Instruction: Quote word for word the lines below, beginning with the first and ending with the one that has "return [x0 /". Drop the pictures.

[START OF Given data]

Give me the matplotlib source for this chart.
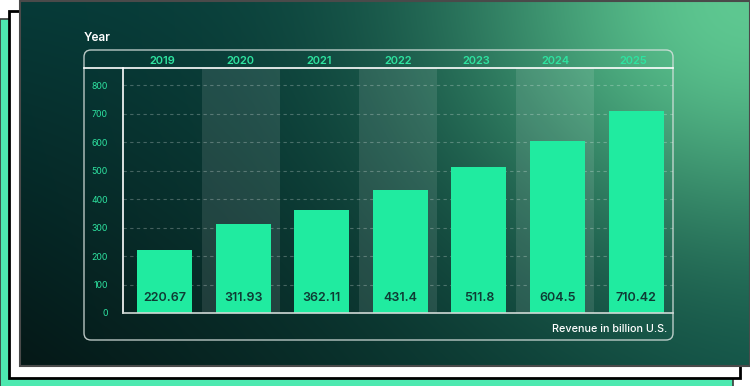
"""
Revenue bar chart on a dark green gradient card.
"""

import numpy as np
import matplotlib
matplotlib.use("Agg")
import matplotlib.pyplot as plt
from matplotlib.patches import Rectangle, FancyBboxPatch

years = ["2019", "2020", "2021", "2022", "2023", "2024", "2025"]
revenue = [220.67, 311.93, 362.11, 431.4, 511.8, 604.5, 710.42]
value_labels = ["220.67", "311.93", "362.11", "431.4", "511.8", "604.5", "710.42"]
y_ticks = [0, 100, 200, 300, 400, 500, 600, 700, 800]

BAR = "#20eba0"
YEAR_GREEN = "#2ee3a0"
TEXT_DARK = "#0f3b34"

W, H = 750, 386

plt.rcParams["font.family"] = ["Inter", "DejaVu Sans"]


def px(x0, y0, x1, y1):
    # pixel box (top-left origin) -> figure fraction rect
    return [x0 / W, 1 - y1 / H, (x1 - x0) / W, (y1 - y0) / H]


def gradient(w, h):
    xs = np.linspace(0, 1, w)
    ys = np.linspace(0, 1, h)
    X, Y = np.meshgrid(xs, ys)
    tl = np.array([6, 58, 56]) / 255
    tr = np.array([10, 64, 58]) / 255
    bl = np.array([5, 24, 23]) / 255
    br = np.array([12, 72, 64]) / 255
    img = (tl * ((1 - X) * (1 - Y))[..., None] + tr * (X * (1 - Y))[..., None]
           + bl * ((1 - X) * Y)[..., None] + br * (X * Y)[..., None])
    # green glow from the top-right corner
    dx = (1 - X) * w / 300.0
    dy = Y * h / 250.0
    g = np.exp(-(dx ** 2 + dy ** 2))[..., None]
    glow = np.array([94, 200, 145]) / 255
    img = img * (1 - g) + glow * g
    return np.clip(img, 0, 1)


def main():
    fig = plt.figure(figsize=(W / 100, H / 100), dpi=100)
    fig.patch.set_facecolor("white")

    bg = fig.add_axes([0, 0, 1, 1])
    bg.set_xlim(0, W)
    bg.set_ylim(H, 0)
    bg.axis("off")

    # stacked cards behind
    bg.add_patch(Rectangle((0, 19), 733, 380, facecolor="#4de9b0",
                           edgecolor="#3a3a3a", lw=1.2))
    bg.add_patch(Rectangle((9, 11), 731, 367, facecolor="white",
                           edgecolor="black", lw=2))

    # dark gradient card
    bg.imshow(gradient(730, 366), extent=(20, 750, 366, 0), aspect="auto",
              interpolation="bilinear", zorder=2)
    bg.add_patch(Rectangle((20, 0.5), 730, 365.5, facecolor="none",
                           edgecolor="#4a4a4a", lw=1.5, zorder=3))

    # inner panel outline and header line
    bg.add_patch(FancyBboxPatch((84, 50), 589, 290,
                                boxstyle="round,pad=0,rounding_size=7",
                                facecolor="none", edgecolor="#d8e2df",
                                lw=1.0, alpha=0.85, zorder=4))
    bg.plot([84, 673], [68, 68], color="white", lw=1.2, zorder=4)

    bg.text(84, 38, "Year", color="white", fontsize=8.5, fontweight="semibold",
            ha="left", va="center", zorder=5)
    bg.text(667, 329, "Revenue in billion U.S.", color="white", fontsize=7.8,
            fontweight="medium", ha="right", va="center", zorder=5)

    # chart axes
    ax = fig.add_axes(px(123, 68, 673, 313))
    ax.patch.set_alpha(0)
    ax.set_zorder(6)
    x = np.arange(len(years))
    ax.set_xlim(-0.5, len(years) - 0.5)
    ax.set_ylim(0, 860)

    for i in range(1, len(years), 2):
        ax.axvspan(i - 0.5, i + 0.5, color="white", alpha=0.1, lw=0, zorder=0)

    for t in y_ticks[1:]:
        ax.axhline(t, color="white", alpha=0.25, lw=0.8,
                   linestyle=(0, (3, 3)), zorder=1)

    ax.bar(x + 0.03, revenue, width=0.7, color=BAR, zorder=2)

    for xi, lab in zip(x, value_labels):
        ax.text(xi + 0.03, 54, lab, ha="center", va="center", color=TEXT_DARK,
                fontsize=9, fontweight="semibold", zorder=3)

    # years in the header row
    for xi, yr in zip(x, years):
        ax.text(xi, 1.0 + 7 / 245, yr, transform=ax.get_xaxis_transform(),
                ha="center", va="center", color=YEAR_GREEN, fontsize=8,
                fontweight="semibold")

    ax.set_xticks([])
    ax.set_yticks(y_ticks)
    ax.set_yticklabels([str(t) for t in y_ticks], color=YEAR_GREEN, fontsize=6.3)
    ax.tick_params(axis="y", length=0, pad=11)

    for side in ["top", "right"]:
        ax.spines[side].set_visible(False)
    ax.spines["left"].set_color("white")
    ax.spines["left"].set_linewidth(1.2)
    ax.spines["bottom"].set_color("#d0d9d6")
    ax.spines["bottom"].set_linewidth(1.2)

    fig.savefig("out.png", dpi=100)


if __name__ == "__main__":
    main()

[END OF Given data]

Solution to this exercise:
Give me the matplotlib source for this chart.
"""
Revenue bar chart on a dark green gradient card.
"""

import numpy as np
import matplotlib
matplotlib.use("Agg")
import matplotlib.pyplot as plt
from matplotlib.patches import Rectangle, FancyBboxPatch

years = ["2019", "2020", "2021", "2022", "2023", "2024", "2025"]
revenue = [220.67, 311.93, 362.11, 431.4, 511.8, 604.5, 710.42]
value_labels = ["220.67", "311.93", "362.11", "431.4", "511.8", "604.5", "710.42"]
y_ticks = [0, 100, 200, 300, 400, 500, 600, 700, 800]

BAR = "#20eba0"
YEAR_GREEN = "#2ee3a0"
TEXT_DARK = "#0f3b34"

W, H = 750, 386

plt.rcParams["font.family"] = ["Inter", "DejaVu Sans"]


def px(x0, y0, x1, y1):
    # pixel box (top-left origin) -> figure fraction rect
    return [x0 / W, 1 - y1 / H, (x1 - x0) / W, (y1 - y0) / H]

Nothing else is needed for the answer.